[Raw records]
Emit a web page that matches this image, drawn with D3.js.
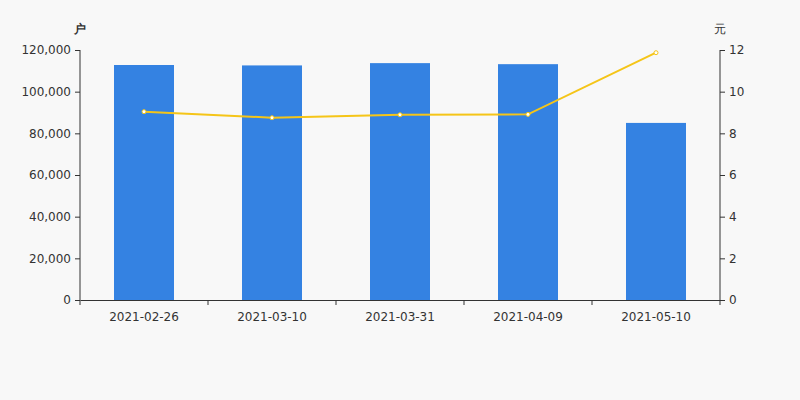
<!DOCTYPE html>
<head>
  <meta charset="utf-8">
  <script src="https://unpkg.com/d3@7/dist/d3.min.js"></script>
  <style>
    body { margin:0; background:#f8f8f8; }
    text { font-family: "DejaVu Sans", sans-serif; }
  </style>
</head>
<body>
  <svg width="800" height="400"></svg>
  <script>
    var dates = ["2021-02-26", "2021-03-10", "2021-03-31", "2021-04-09", "2021-05-10"];
    var holders = [112800, 112600, 113700, 113200, 85000];
    var prices = [9.04, 8.75, 8.89, 8.91, 11.87];
    var leftTicks = [0, 20000, 40000, 60000, 80000, 100000, 120000];
    var rightTicks = [0, 2, 4, 6, 8, 10, 12];

    var svg = d3.select("svg"),
        mLeft = 80, mRight = 720, mTop = 50, mBottom = 300;

    svg.append("rect").attr("width", 800).attr("height", 400).attr("fill", "#f8f8f8");

    var x = d3.scaleBand().domain(dates).range([mLeft, mRight]);
    var yL = d3.scaleLinear().domain([0, 120000]).range([mBottom, mTop]);
    var yR = d3.scaleLinear().domain([0, 12]).range([mBottom, mTop]);

    var barW = 60;

    // bars
    svg.selectAll("rect.bar")
      .data(dates)
      .enter().append("rect")
        .attr("class", "bar")
        .attr("x", function (d) { return x(d) + x.bandwidth()/2 - barW/2; })
        .attr("y", function (d, i) { return yL(holders[i]); })
        .attr("width", barW)
        .attr("height", function (d, i) { return mBottom - yL(holders[i]); })
        .attr("fill", "#3482e2");

    // axes
    var fmt = d3.format(",");
    var gl = svg.append("g").attr("transform", "translate(" + mLeft + ",0)")
      .call(d3.axisLeft(yL).tickValues(leftTicks).tickFormat(fmt).tickSize(5).tickPadding(4));
    var gr = svg.append("g").attr("transform", "translate(" + mRight + ",0)")
      .call(d3.axisRight(yR).tickValues(rightTicks).tickSize(5).tickPadding(4));
    var gb = svg.append("g").attr("transform", "translate(0," + mBottom + ")")
      .call(d3.axisBottom(x).tickSize(0).tickPadding(12));

    // bottom ticks between categories
    var bounds = dates.map(function (d) { return x(d); }).concat([mRight]);
    gb.selectAll("line.sep")
      .data(bounds)
      .enter().append("line")
        .attr("class", "sep")
        .attr("x1", function (d) { return d; })
        .attr("x2", function (d) { return d; })
        .attr("y1", 0).attr("y2", 5)
        .attr("stroke", "#333");

    [gl, gr, gb].forEach(function (g) {
      g.select(".domain").attr("stroke", "#333");
      g.selectAll(".tick line").attr("stroke", "#333");
      g.selectAll("text").attr("fill", "#333").attr("font-size", 12)
        .style("font-family", "DejaVu Sans, sans-serif");
    });
    gl.select(".domain").attr("d", "M0," + mTop + "V" + mBottom);
    gr.select(".domain").attr("d", "M0," + mTop + "V" + mBottom);

    // unit labels
    svg.append("text").attr("x", 80).attr("y", 33).attr("text-anchor", "middle")
      .attr("font-size", 12).attr("fill", "#333").attr("font-weight", "bold").text("户");
    svg.append("text").attr("x", 720).attr("y", 33).attr("text-anchor", "middle")
      .attr("font-size", 12).attr("fill", "#333").text("元");

    // price line
    var line = d3.line()
      .x(function (d, i) { return x(dates[i]) + x.bandwidth()/2; })
      .y(function (d) { return yR(d); });
    svg.append("path").datum(prices)
      .attr("d", line)
      .attr("fill", "none")
      .attr("stroke", "#f5c518")
      .attr("stroke-width", 2);
    svg.selectAll("circle.pt")
      .data(prices)
      .enter().append("circle")
        .attr("class", "pt")
        .attr("cx", function (d, i) { return x(dates[i]) + x.bandwidth()/2; })
        .attr("cy", function (d) { return yR(d); })
        .attr("r", 2)
        .attr("fill", "#fff")
        .attr("stroke", "#f5c518")
        .attr("stroke-width", 1);
  </script>
</body>
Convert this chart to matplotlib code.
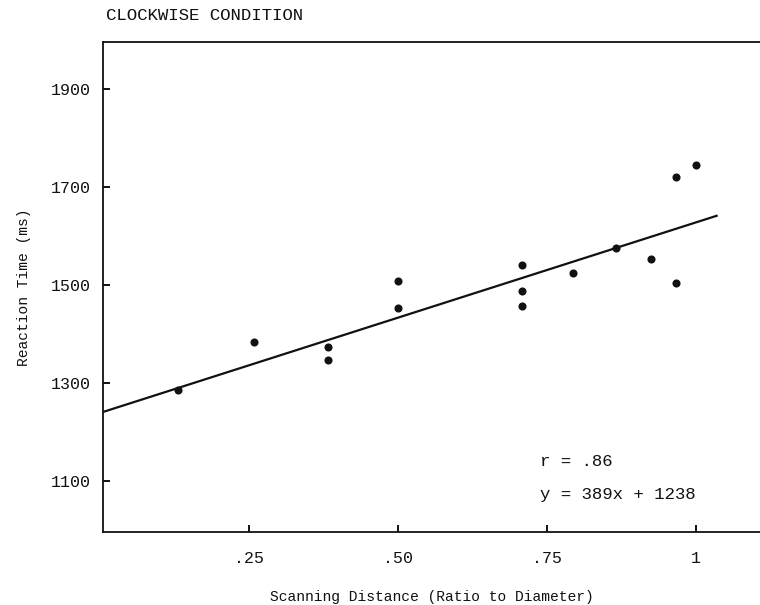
import numpy as np
import matplotlib
matplotlib.use('Agg')
import matplotlib.pyplot as plt

# scanning distance (chord / diameter) and reaction time in ms
scan_dist = [0.131, 0.259, 0.383, 0.383, 0.5, 0.5, 0.707, 0.707, 0.707,
             0.793, 0.866, 0.924, 0.966, 0.966, 1.0]
reaction_ms = [1284, 1382, 1373, 1346, 1508, 1452, 1539, 1486, 1457,
               1523, 1575, 1552, 1503, 1720, 1744]

slope = 389
intercept = 1238
fit_x = [0.0, 1.036]

x_ticks = [0.25, 0.50, 0.75, 1.0]
x_tick_labels = ['.25', '.50', '.75', '1']
y_ticks = [1100, 1300, 1500, 1700, 1900]
y_tick_labels = ['1100', '1300', '1500', '1700', '1900']

mono = ['Liberation Mono', 'DejaVu Sans Mono']
ink = '#111111'

fig = plt.figure(figsize=(7.6, 6.05), dpi=100)
ax = fig.add_axes([103 / 760, 73 / 605, 657 / 760, 490 / 605])

fx = np.array(fit_x)
ax.plot(fx, slope * fx + intercept, color=ink, lw=1.6, solid_capstyle='butt')
ax.scatter(scan_dist, reaction_ms, s=34, color=ink, zorder=3, linewidths=0)

ax.set_xlim(0.005, 1.107)
ax.set_ylim(995, 1995)

ax.set_xticks(x_ticks)
ax.set_xticklabels(x_tick_labels, fontsize=12, family=mono)
ax.set_yticks(y_ticks)
ax.set_yticklabels(y_tick_labels, fontsize=12, family=mono)
ax.tick_params(direction='in', length=5, width=1.4, colors=ink)
ax.tick_params(axis='x', pad=14)
ax.tick_params(axis='y', pad=9)

ax.spines['right'].set_visible(False)
for s in ['left', 'top', 'bottom']:
    ax.spines[s].set_linewidth(1.3)
    ax.spines[s].set_color(ink)

ax.set_xlabel('Scanning Distance (Ratio to Diameter)', fontsize=10.5,
              family=mono, labelpad=17, color=ink)
ax.set_ylabel('Reaction Time (ms)', fontsize=10.5, family=mono,
              labelpad=14, color=ink)

ax.text(0.738, 1138, 'r = .86', fontsize=12.5, family=mono, va='center', color=ink)
ax.text(0.738, 1071, 'y = 389x + 1238', fontsize=12.5, family=mono, va='center', color=ink)

fig.text(106 / 760, 1 - 15 / 605, 'CLOCKWISE CONDITION', fontsize=12.5,
         family=mono, va='center', ha='left', color=ink)

fig.savefig('out.png', dpi=100)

▶ What the exercise asks:
Your copy should match the records word for word, with the pictures removed.

▶ Task answer:
Emit a web page that matches this image, drawn with D3.js.
<!DOCTYPE html>
<head>
  <meta charset="utf-8">
  <script src="https://unpkg.com/d3@7/dist/d3.min.js"></script>
  <style>
    body { margin:0; background:#f8f8f8; }
    text { font-family: "DejaVu Sans", sans-serif; }
  </style>
</head>
<body>
  <svg width="800" height="400"></svg>
  <script>
    var dates = ["2021-02-26", "2021-03-10", "2021-03-31", "2021-04-09", "2021-05-10"];
    var holders = [112800, 112600, 113700, 113200, 85000];
    var prices = [9.04, 8.75, 8.89, 8.91, 11.87];
    var leftTicks = [0, 20000, 40000, 60000, 80000, 100000, 120000];
    var rightTicks = [0, 2, 4, 6, 8, 10, 12];

    var svg = d3.select("svg"),
        mLeft = 80, mRight = 720, mTop = 50, mBottom = 300;

    svg.append("rect").attr("width", 800).attr("height", 400).attr("fill", "#f8f8f8");

    var x = d3.scaleBand().domain(dates).range([mLeft, mRight]);
    var yL = d3.scaleLinear().domain([0, 120000]).range([mBottom, mTop]);
    var yR = d3.scaleLinear().domain([0, 12]).range([mBottom, mTop]);

    var barW = 60;

    // bars
    svg.selectAll("rect.bar")
      .data(dates)
      .enter().append("rect")
        .attr("class", "bar")
        .attr("x", function (d) { return x(d) + x.bandwidth()/2 - barW/2; })
        .attr("y", function (d, i) { return yL(holders[i]); })
        .attr("width", barW)
        .attr("height", function (d, i) { return mBottom - yL(holders[i]); })
        .attr("fill", "#3482e2");

    // axes
    var fmt = d3.format(",");
    var gl = svg.append("g").attr("transform", "translate(" + mLeft + ",0)")
      .call(d3.axisLeft(yL).tickValues(leftTicks).tickFormat(fmt).tickSize(5).tickPadding(4));
    var gr = svg.append("g").attr("transform", "translate(" + mRight + ",0)")
      .call(d3.axisRight(yR).tickValues(rightTicks).tickSize(5).tickPadding(4));
    var gb = svg.append("g").attr("transform", "translate(0," + mBottom + ")")
      .call(d3.axisBottom(x).tickSize(0).tickPadding(12));

    // bottom ticks between categories
    var bounds = dates.map(function (d) { return x(d); }).concat([mRight]);
    gb.selectAll("line.sep")
      .data(bounds)
      .enter().append("line")
        .attr("class", "sep")
        .attr("x1", function (d) { return d; })
        .attr("x2", function (d) { return d; })
        .attr("y1", 0).attr("y2", 5)
        .attr("stroke", "#333");

    [gl, gr, gb].forEach(function (g) {
      g.select(".domain").attr("stroke", "#333");
      g.selectAll(".tick line").attr("stroke", "#333");
      g.selectAll("text").attr("fill", "#333").attr("font-size", 12)
        .style("font-family", "DejaVu Sans, sans-serif");
    });
    gl.select(".domain").attr("d", "M0," + mTop + "V" + mBottom);
    gr.select(".domain").attr("d", "M0," + mTop + "V" + mBottom);

    // unit labels
    svg.append("text").attr("x", 80).attr("y", 33).attr("text-anchor", "middle")
      .attr("font-size", 12).attr("fill", "#333").attr("font-weight", "bold").text("户");
    svg.append("text").attr("x", 720).attr("y", 33).attr("text-anchor", "middle")
      .attr("font-size", 12).attr("fill", "#333").text("元");

    // price line
    var line = d3.line()
      .x(function (d, i) { return x(dates[i]) + x.bandwidth()/2; })
      .y(function (d) { return yR(d); });
    svg.append("path").datum(prices)
      .attr("d", line)
      .attr("fill", "none")
      .attr("stroke", "#f5c518")
      .attr("stroke-width", 2);
    svg.selectAll("circle.pt")
      .data(prices)
      .enter().append("circle")
        .attr("class", "pt")
        .attr("cx", function (d, i) { return x(dates[i]) + x.bandwidth()/2; })
        .attr("cy", function (d) { return yR(d); })
        .attr("r", 2)
        .attr("fill", "#fff")
        .attr("stroke", "#f5c518")
        .attr("stroke-width", 1);
  </script>
</body>
Convert this chart to matplotlib code.
import numpy as np
import matplotlib
matplotlib.use('Agg')
import matplotlib.pyplot as plt

# scanning distance (chord / diameter) and reaction time in ms
scan_dist = [0.131, 0.259, 0.383, 0.383, 0.5, 0.5, 0.707, 0.707, 0.707,
             0.793, 0.866, 0.924, 0.966, 0.966, 1.0]
reaction_ms = [1284, 1382, 1373, 1346, 1508, 1452, 1539, 1486, 1457,
               1523, 1575, 1552, 1503, 1720, 1744]

slope = 389
intercept = 1238
fit_x = [0.0, 1.036]

x_ticks = [0.25, 0.50, 0.75, 1.0]
x_tick_labels = ['.25', '.50', '.75', '1']
y_ticks = [1100, 1300, 1500, 1700, 1900]
y_tick_labels = ['1100', '1300', '1500', '1700', '1900']

mono = ['Liberation Mono', 'DejaVu Sans Mono']
ink = '#111111'

fig = plt.figure(figsize=(7.6, 6.05), dpi=100)
ax = fig.add_axes([103 / 760, 73 / 605, 657 / 760, 490 / 605])

fx = np.array(fit_x)
ax.plot(fx, slope * fx + intercept, color=ink, lw=1.6, solid_capstyle='butt')
ax.scatter(scan_dist, reaction_ms, s=34, color=ink, zorder=3, linewidths=0)

ax.set_xlim(0.005, 1.107)
ax.set_ylim(995, 1995)

ax.set_xticks(x_ticks)
ax.set_xticklabels(x_tick_labels, fontsize=12, family=mono)
ax.set_yticks(y_ticks)
ax.set_yticklabels(y_tick_labels, fontsize=12, family=mono)
ax.tick_params(direction='in', length=5, width=1.4, colors=ink)
ax.tick_params(axis='x', pad=14)
ax.tick_params(axis='y', pad=9)

ax.spines['right'].set_visible(False)
for s in ['left', 'top', 'bottom']:
    ax.spines[s].set_linewidth(1.3)
    ax.spines[s].set_color(ink)

ax.set_xlabel('Scanning Distance (Ratio to Diameter)', fontsize=10.5,
              family=mono, labelpad=17, color=ink)
ax.set_ylabel('Reaction Time (ms)', fontsize=10.5, family=mono,
              labelpad=14, color=ink)

ax.text(0.738, 1138, 'r = .86', fontsize=12.5, family=mono, va='center', color=ink)
ax.text(0.738, 1071, 'y = 389x + 1238', fontsize=12.5, family=mono, va='center', color=ink)

fig.text(106 / 760, 1 - 15 / 605, 'CLOCKWISE CONDITION', fontsize=12.5,
         family=mono, va='center', ha='left', color=ink)

fig.savefig('out.png', dpi=100)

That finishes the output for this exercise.